Crucially, DELEGACT doesn’t hand control to the AI. The interface shows the system’s reasoning for every delegation decision — why a task was assigned to the human or the cobot. Operators can override any assignment, and the system updates related tasks to keep the plan consistent. Tasks can also be “pinned” to preserve assignments while the rest of the plan is regenerated.

Two Illustrative Cases

We tested the system on two assembly scenarios with an Igus ReBeL 6-DOF cobot:

Assembling a laser-cut VR headset — A simpler case that stressed precise alignment. The system correctly identified insertion steps as human tasks (too fine-grained for the cobot) while finding opportunities for the robot to hand parts to the operator and act as a “third hand” to hold components steady during tricky alignment steps.

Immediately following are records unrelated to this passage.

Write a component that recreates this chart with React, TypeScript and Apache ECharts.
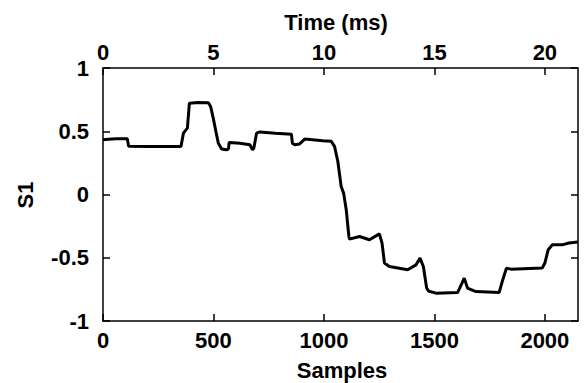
import React, { useEffect, useRef } from "react";
import * as echarts from "echarts";

const samples = [
  0, 40, 60, 110, 116, 200, 353, 364, 382, 391, 430, 477, 487, 499, 511, 522, 537, 559, 568, 571,
  620, 665, 677, 683, 695, 710, 780, 853, 857, 868, 890, 913, 995, 1033, 1048, 1063, 1078, 1089,
  1101, 1113, 1116, 1161, 1206, 1251, 1263, 1274, 1296, 1379, 1417, 1435, 1450, 1465, 1475, 1507,
  1605, 1625, 1635, 1650, 1688, 1793, 1805, 1826, 1846, 1988, 2000, 2015, 2034, 2078, 2109, 2150,
];
const s1Values = [
  0.432, 0.438, 0.44, 0.44, 0.382, 0.38, 0.38, 0.485, 0.525, 0.722, 0.728, 0.725, 0.696, 0.604,
  0.498, 0.406, 0.359, 0.353, 0.36, 0.411, 0.405, 0.393, 0.353, 0.37, 0.485, 0.495, 0.485, 0.477,
  0.406, 0.393, 0.4, 0.438, 0.425, 0.42, 0.38, 0.261, 0.063, 0.011, -0.121, -0.332, -0.353, -0.332,
  -0.358, -0.311, -0.384, -0.542, -0.569, -0.595, -0.556, -0.503, -0.569, -0.74, -0.765, -0.78,
  -0.775, -0.7, -0.661, -0.74, -0.767, -0.775, -0.7, -0.582, -0.59, -0.582, -0.542, -0.437, -0.398,
  -0.398, -0.384, -0.376,
];
const sampleRange = [0, 2150];
const timeRange = [0, 21.5];
const s1Range = [-1, 1];

const FONT = "'Liberation Sans', Arial, Helvetica, sans-serif";
const labelStyle = { color: "#000", fontFamily: FONT, fontWeight: "bold" as const, fontSize: 22 };
const lineStyle = { color: "#000", width: 1.5 };
const plain = (v: number) => String(v);

export default function App() {
  const ref = useRef<HTMLDivElement>(null);
  useEffect(() => {
    if (!ref.current) return;
    const chart = echarts.init(ref.current, null, { renderer: "svg" });
    const data = samples.map((s, i) => [s, s1Values[i]]);
    chart.setOption({
      animation: false,
      backgroundColor: "#fff",
      grid: { left: 103, right: 7, top: 68, bottom: 62, containLabel: false },
      xAxis: [
        {
          type: "value",
          position: "bottom",
          min: sampleRange[0],
          max: sampleRange[1],
          interval: 500,
          axisLine: { show: true, onZero: false, lineStyle },
          axisTick: { show: true, inside: true, length: 7, lineStyle },
          axisLabel: { ...labelStyle, margin: 8, showMaxLabel: false, formatter: plain },
          splitLine: { show: false },
        },
        {
          type: "value",
          position: "top",
          min: timeRange[0],
          max: timeRange[1],
          interval: 5,
          axisLine: { show: true, onZero: false, lineStyle },
          axisTick: { show: true, inside: true, length: 7, lineStyle },
          axisLabel: { ...labelStyle, margin: 5, showMaxLabel: false, formatter: plain },
          splitLine: { show: false },
        },
      ],
      yAxis: [
        {
          type: "value",
          position: "left",
          min: s1Range[0],
          max: s1Range[1],
          interval: 0.5,
          axisLine: { show: true, onZero: false, lineStyle },
          axisTick: { show: true, inside: true, length: 7, lineStyle },
          axisLabel: { ...labelStyle, margin: 14, formatter: plain },
          splitLine: { show: false },
        },
        {
          type: "value",
          position: "right",
          min: s1Range[0],
          max: s1Range[1],
          interval: 0.5,
          axisLine: { show: true, onZero: false, lineStyle },
          axisTick: { show: true, inside: true, length: 7, lineStyle },
          axisLabel: { show: false },
          splitLine: { show: false },
        },
      ],
      series: [
        {
          type: "line",
          xAxisIndex: 0,
          yAxisIndex: 0,
          data,
          showSymbol: false,
          symbol: "none",
          lineStyle: { color: "#000", width: 3 },
        },
      ],
      graphic: [
        {
          type: "text",
          x: 336,
          y: 22,
          style: { text: "Time (ms)", fill: "#000", font: `bold 22px ${FONT}`, textAlign: "center", textVerticalAlign: "middle" },
        },
        {
          type: "text",
          x: 342,
          y: 370,
          style: { text: "Samples", fill: "#000", font: `bold 22px ${FONT}`, textAlign: "center", textVerticalAlign: "middle" },
        },
        {
          type: "text",
          x: 25,
          y: 195,
          rotation: Math.PI / 2,
          style: { text: "S1", fill: "#000", font: `bold 22px ${FONT}`, textAlign: "center", textVerticalAlign: "middle" },
        },
      ],
    });
    return () => chart.dispose();
  }, []);
  return <div ref={ref} style={{ width: 585, height: 383, position: "absolute", left: 0, top: 0 }} />;
}
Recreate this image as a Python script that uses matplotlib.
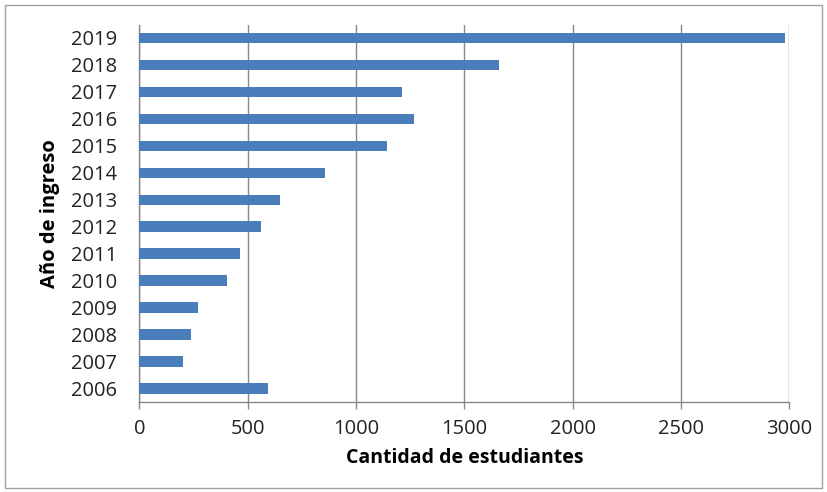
import matplotlib
matplotlib.use("Agg")
import matplotlib.pyplot as plt
from matplotlib.patches import Rectangle

years = ["2006", "2007", "2008", "2009", "2010", "2011", "2012",
         "2013", "2014", "2015", "2016", "2017", "2018", "2019"]
students = [591, 203, 240, 272, 406, 464, 559,
            649, 854, 1141, 1268, 1212, 1658, 2979]
x_ticks = [0, 500, 1000, 1500, 2000, 2500, 3000]
x_label = "Cantidad de estudiantes"
y_label = "Año de ingreso"

plt.rcParams['font.family'] = ['Open Sans', 'DejaVu Sans']

fig = plt.figure(figsize=(8.28, 4.92), dpi=100)
fig.patch.set_facecolor("white")

# outer chart frame
fig.add_artist(Rectangle((5 / 828, (492 - 488) / 492), (822 - 5) / 828, (488 - 5) / 492,
                         transform=fig.transFigure, fill=False,
                         edgecolor="#a0a0a0", linewidth=1.0))

ax = fig.add_axes([139.5 / 828, (492 - 402) / 492, 650 / 828, (402 - 24.5) / 492])

pos = list(range(len(years)))
ax.barh(pos, students, height=0.39, color="#4A7EBB", zorder=3)

ax.set_xlim(0, 3000)
ax.set_ylim(-0.5, len(years) - 0.5)
ax.set_xticks(x_ticks)
ax.set_xticklabels([str(t) for t in x_ticks], fontsize=14.5, color="#222222")
ax.set_yticks(pos)
ax.set_yticklabels(years, fontsize=14.5, color="#222222")

ax.grid(axis="x", color="#888888", linewidth=1.0, zorder=0)
ax.grid(axis="y", visible=False)

for s in ["top", "right"]:
    ax.spines[s].set_visible(False)
ax.spines["left"].set_color("#888888")
ax.spines["bottom"].set_color("#888888")
ax.spines["left"].set_linewidth(1.0)
ax.spines["bottom"].set_linewidth(1.0)

ax.tick_params(axis="x", direction="out", length=5, width=1.0, color="#888888", pad=7)
ax.tick_params(axis="y", length=0, pad=16)

ax.set_xlabel(x_label, fontsize=14, fontweight="bold", labelpad=7)
ax.set_ylabel(y_label, fontsize=14.5, fontweight="bold", labelpad=8)

fig.savefig("out.png", dpi=100, facecolor="white")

Assembling an air compressor — A more complex workflow with bolt tightening, bearing seating, and heavy parts. DELEGACT differentiated between repetitive actions (assigned to the cobot) and precision-critical steps (assigned to the human), and used robot constraints to keep heavy components with the human. It also proposed preparatory steps like kitting-tray organization to make subsequent cobot actions feasible.

Why This Matters

The broader goal is to lower the barrier to human–robot collaboration in industry, making it accessible without requiring specialized robotics or programming expertise. DELEGACT positions AI as an assistive planning tool — one that accelerates the design of collaboration workflows while keeping the operator firmly in control of the final decisions.

This work fits well with the Industry 5.0 focus: automation that supports and amplifies human workers rather than replacing them.

Citation

@inproceedings{verstappen2026delegact,
  author = {Verstappen, Bram and Cardinaels, Dries and Leen, Danny and Luyten, Kris and Ramakers, Raf},
  title = {Learning to Delegate and Act with {DELEGACT}: Multimodal Language Models for Task-Level Human--Cobot Planning in Industrial Assembly},
  booktitle = {Extended Abstracts of the 2026 CHI Conference on Human Factors in Computing Systems},
  series = {CHI EA '26},
  year = {2026},
  location = {Barcelona, Spain},
  publisher = {ACM},
  address = {New York, NY, USA},
  doi = {10.1145/3772363.3798803}
}

We look forward to presenting this work in Barcelona in April!